I have therefore brought this amendment back. The timescales are now realistic—in Committee, I agreed that the timescales in the original amendment were unrealistic—and I urge the Government to consider it very seriously. They are introducing great changes, and it is right and proper that there should be a full, independent review of those changes after they have been made. That review cannot be independent if it is written by someone employed by the department specifically to make those changes happen. I beg to move.

Baroness Williams of Crosby: My Lords, I support my noble friend Lady Sharp. I apologise for my inability to be here on the first day of Report on this fascinating Bill. I shall be brief. My noble friend has put her finger on a great need in the Bill.

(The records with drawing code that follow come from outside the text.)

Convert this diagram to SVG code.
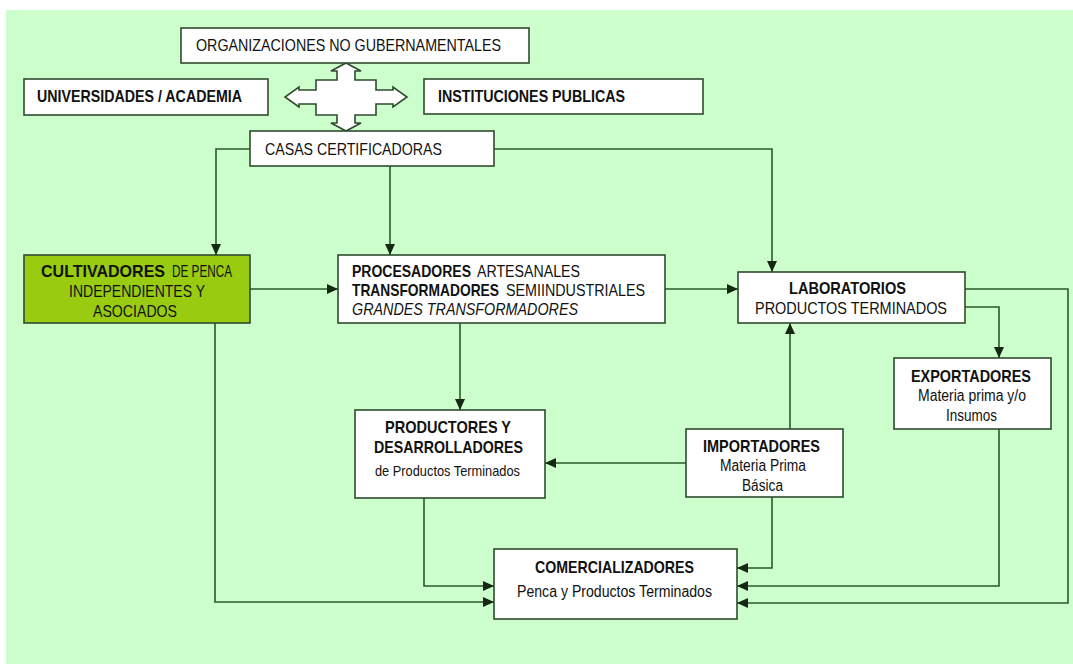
<svg xmlns="http://www.w3.org/2000/svg" width="1073" height="664" viewBox="0 0 1073 664">
<style>
.box{fill:#ffffff;stroke:#2f4a2f;stroke-width:1.6}
.t{font-family:"Liberation Sans",Arial,sans-serif;font-size:17px;fill:#111;}
.b{font-weight:bold}
.m{font-size:16px}
.s{font-size:15px}
.con path{fill:none;stroke:#2a5a2a;stroke-width:1.6}
</style>
<defs>
<marker id="ah" markerUnits="userSpaceOnUse" markerWidth="11" markerHeight="10" refX="11" refY="5" orient="auto">
<path d="M0,0 L11,5 L0,10 z" fill="#142814"/>
</marker>
</defs>
<rect x="0" y="0" width="1073" height="664" fill="#ffffff"/>
<rect x="6" y="10" width="1067" height="654" fill="#ccffcc"/>

<g id="cross">
<path d="M346,63 L361,71 L355,71 L355,80 L376,80 L376,90 L393,90 L393,87 L407,97 L393,107 L393,104 L376,104 L376,115 L355,115 L355,123 L361,123 L346,131 L331,123 L337,123 L337,115 L316,115 L316,104 L299,104 L299,107 L285,97 L299,87 L299,90 L316,90 L316,80 L337,80 L337,71 L331,71 Z" fill="#ffffff" stroke="#2f4a2f" stroke-width="1.6"/>
</g>

<g class="con" id="connectors">
<path d="M250,149 H216 V255" marker-end="url(#ah)"/>
<path d="M390,166 V255" marker-end="url(#ah)"/>
<path d="M494,149 H772 V272" marker-end="url(#ah)"/>
<path d="M250,289 H338" marker-end="url(#ah)"/>
<path d="M665,289 H738" marker-end="url(#ah)"/>
<path d="M965,289 H1068 V603 H737" marker-end="url(#ah)"/>
<path d="M965,307 H999 V358" marker-end="url(#ah)"/>
<path d="M999,429 V586 H737" marker-end="url(#ah)"/>
<path d="M790,429 V323" marker-end="url(#ah)"/>
<path d="M686,463 H545" marker-end="url(#ah)"/>
<path d="M772,497 V568 H737" marker-end="url(#ah)"/>
<path d="M460,323 V410" marker-end="url(#ah)"/>
<path d="M424,498 V586 H494" marker-end="url(#ah)"/>
<path d="M215,323 V602 H494" marker-end="url(#ah)"/>
</g>

<g id="org">
<rect class="box" x="181" y="28" width="348" height="35"/>
<text class="t" x="196" y="51" textLength="305" lengthAdjust="spacingAndGlyphs">ORGANIZACIONES NO GUBERNAMENTALES</text>
</g>
<g id="univ">
<rect class="box" x="24" y="79" width="244" height="36"/>
<text class="t b" x="37" y="102" textLength="205" lengthAdjust="spacingAndGlyphs">UNIVERSIDADES / ACADEMIA</text>
</g>
<g id="inst">
<rect class="box" x="424" y="79" width="279" height="35"/>
<text class="t b" x="438" y="102" textLength="187" lengthAdjust="spacingAndGlyphs">INSTITUCIONES PUBLICAS</text>
</g>
<g id="casas">
<rect class="box" x="250" y="131" width="244" height="35"/>
<text class="t" x="265" y="155" textLength="177" lengthAdjust="spacingAndGlyphs">CASAS CERTIFICADORAS</text>
</g>
<g id="cultivadores">
<rect class="box" x="24" y="255" width="226" height="68" style="fill:#99cc11"/>
<text class="t b" x="41" y="277" textLength="124" lengthAdjust="spacingAndGlyphs">CULTIVADORES</text>
<text class="t" x="172" y="277" textLength="60" lengthAdjust="spacingAndGlyphs">DE PENCA</text>
<text class="t" x="69" y="297" textLength="136" lengthAdjust="spacingAndGlyphs">INDEPENDIENTES Y</text>
<text class="t" x="93" y="317" textLength="84" lengthAdjust="spacingAndGlyphs">ASOCIADOS</text>
</g>
<g id="procesadores">
<rect class="box" x="338" y="255" width="327" height="68"/>
<text class="t m b" x="352" y="277" textLength="119" lengthAdjust="spacingAndGlyphs">PROCESADORES</text>
<text class="t m" x="477" y="277" textLength="103" lengthAdjust="spacingAndGlyphs">ARTESANALES</text>
<text class="t m b" transform="translate(352,296) scale(0.862,1)" x="0" y="0">TRANSFORMADORES</text>
<text class="t m" x="506" y="296" textLength="139" lengthAdjust="spacingAndGlyphs">SEMIINDUSTRIALES</text>
<text class="t m" x="352" y="315" font-style="italic" textLength="226" lengthAdjust="spacingAndGlyphs">GRANDES TRANSFORMADORES</text>
</g>
<g id="laboratorios">
<rect class="box" x="738" y="272" width="227" height="51"/>
<text class="t b" x="789" y="294" textLength="117" lengthAdjust="spacingAndGlyphs">LABORATORIOS</text>
<text class="t" x="755" y="314" textLength="192" lengthAdjust="spacingAndGlyphs">PRODUCTOS TERMINADOS</text>
</g>
<g id="productores">
<rect class="box" x="355" y="410" width="190" height="88"/>
<text class="t b" x="385" y="433" textLength="126" lengthAdjust="spacingAndGlyphs">PRODUCTORES Y</text>
<text class="t b" x="374" y="453" textLength="149" lengthAdjust="spacingAndGlyphs">DESARROLLADORES</text>
<text class="t s" x="375" y="476" textLength="145" lengthAdjust="spacingAndGlyphs">de Productos Terminados</text>
</g>
<g id="importadores">
<rect class="box" x="686" y="429" width="157" height="68"/>
<text class="t b" x="703" y="452" textLength="117" lengthAdjust="spacingAndGlyphs">IMPORTADORES</text>
<text class="t m" x="720" y="471" textLength="86" lengthAdjust="spacingAndGlyphs">Materia Prima</text>
<text class="t m" x="742" y="491" textLength="41" lengthAdjust="spacingAndGlyphs">Básica</text>
</g>
<g id="exportadores">
<rect class="box" x="894" y="358" width="157" height="71"/>
<text class="t b" x="911" y="382" textLength="120" lengthAdjust="spacingAndGlyphs">EXPORTADORES</text>
<text class="t m" x="918" y="401" textLength="108" lengthAdjust="spacingAndGlyphs">Materia prima y/o</text>
<text class="t m" x="946" y="421" textLength="51" lengthAdjust="spacingAndGlyphs">Insumos</text>
</g>
<g id="comercializadores">
<rect class="box" x="494" y="549" width="243" height="70"/>
<text class="t b" x="535" y="573" textLength="159" lengthAdjust="spacingAndGlyphs">COMERCIALIZADORES</text>
<text class="t m" x="517" y="597" textLength="195" lengthAdjust="spacingAndGlyphs">Penca y Productos Terminados</text>
</g>
</svg>
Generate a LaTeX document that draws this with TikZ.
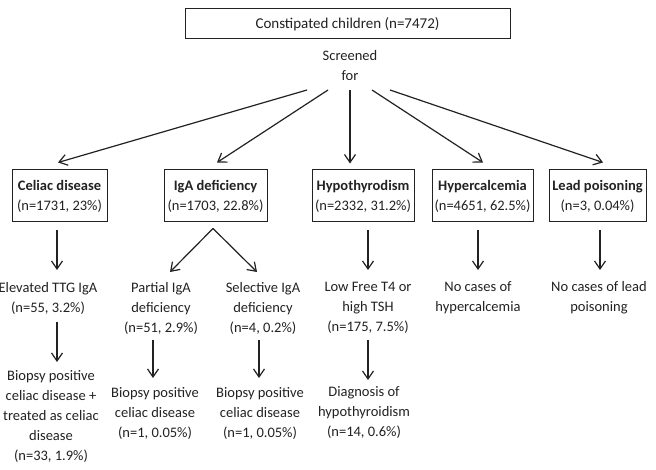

In his interesting contribution, the noble Lord, Lord Lucas, gave some of the reasons why an independent review is crucial. He pointed out that how parents choose schools is greatly affected by where they happen to live. We all know that property around a school with a good reputation often shows a much sharper increase in value than could be explained simply by the nature of the territory itself. For example, in my own area, the very high rating of a school in the league tables has led to a substantial increase in property prices in its catchment area. That is not a good reason for admission but one of the factors that have led to quite sharp social distinctions between schools.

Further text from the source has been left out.